The more widely used an OSS project is, the more likely it is that somebody will fork it if it is re-licensed. Because that usually means lots of external contributors and plenty of interest from wealthy companies that depend on it. Meaning there are skills and money needed to fund the fork. Copyright transfers don't stop this from happening. Unless you specifically want to fire most of your user base, this just doesn't make any sense from a business point of view.

A failure to fork basically indicates the project didn't have a strong developer community and big companies simply didn't care about the project.

I consult some clients on Elasticsearch and Opensearch. Most of my recent clients now default to Opensearch. Because it's the OSS option. They are clearly spending money to get support (from me and others) but Elastic isn't getting any. As far as I can see, Opensearch now represents the vast majority of new users and is becoming a significant source of money for hosting, training, and consulting. But Elastic is getting none of that.

My guess is that the industry will learn from the repeated re-licensing and forking and subsequent community split that has been happening.
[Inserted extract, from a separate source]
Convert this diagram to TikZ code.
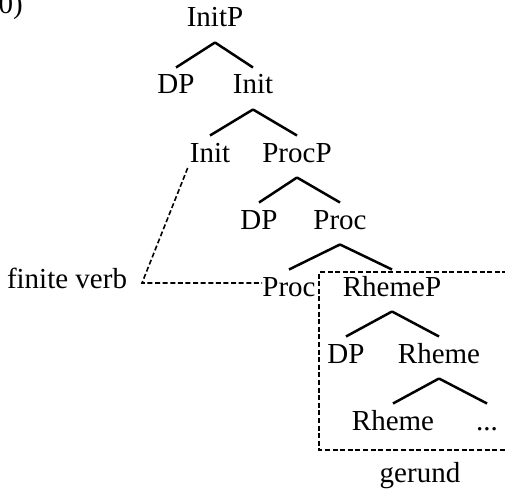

Elastic, Redis, OpenTofu, Centos, etc. The pattern is the same every time: 1) project gets relicensed 2) a few weeks later a consortium of companies pools resources together and forks 3) most users stick with open source and the company cuts themselves off from those users.

Long term, I would not be surprised to see some of those companies offering support for their OSS forks (in addition to their commercial offerings) or even reverting the license change. This would make a lot of sense for e.g. Elastic as there's a lot of duplicated effort between them and Amazon. And Amazon gets a lot for free from outside contributors.